This is the mail archive of the
gcc-patches@gcc.gnu.org
mailing list for the GCC project.
Re: More c99status.html updates
On Thu, Jul 13, 2000 at 07:42:46AM +0100, Joseph S. Myers wrote:
> On Wed, 12 Jul 2000, Zack Weinberg wrote:
>
> > I stand corrected - I thought your patches had already been applied,
> > or something like that. [What's scanf %as?]
>
> A glibc extension to allocate the string for %s - but in C99 %a is added
> as another floating point scanf format. The kludge is that %a means this
> extension if followed by s (maybe also some other characters), otherwise
> is floating point.
Bleah. Well, it's not like anyone uses scanf in serious code.
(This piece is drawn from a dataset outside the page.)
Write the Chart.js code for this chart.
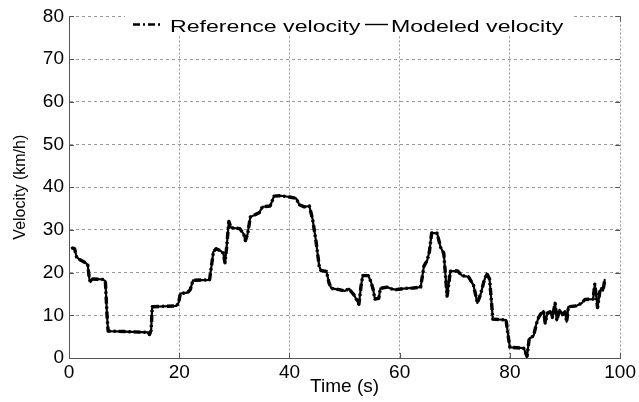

> I do wonder just why <stdint.h> has SIG_ATOMIC_MIN and SIG_ATOMIC_MAX but
> is required for freestanding implementations which should need no notion
> of sig_atomic_t.
Look at 7.18 paragraph 4:
For each type described herein that the implementation provides,
<stdint.h> shall declare that typedef name and define the associated
macros. Conversely, for each type described herein that the
implementation does not provide, <stdint.h> shall not declare that
typedef name nor shall it define the associated macros. An
implementation shall provide those types described as ``required'',
but need not provide any of the others (described as ``optional'').
7.18.3 doesn't describe sig_atomic_t as either required or optional,
but you could argue that it is optional in a freestanding implementation,
because it is not required to provide <signal.h>.
For GCC's purposes, it would be simplest to provide a sig_atomic_t
with suitable _MIN and _MAX irrespective of the presence of <signal.h>
on the target. We can figure out what a suitable type is from the
ABI, or failing that, the architecture definition.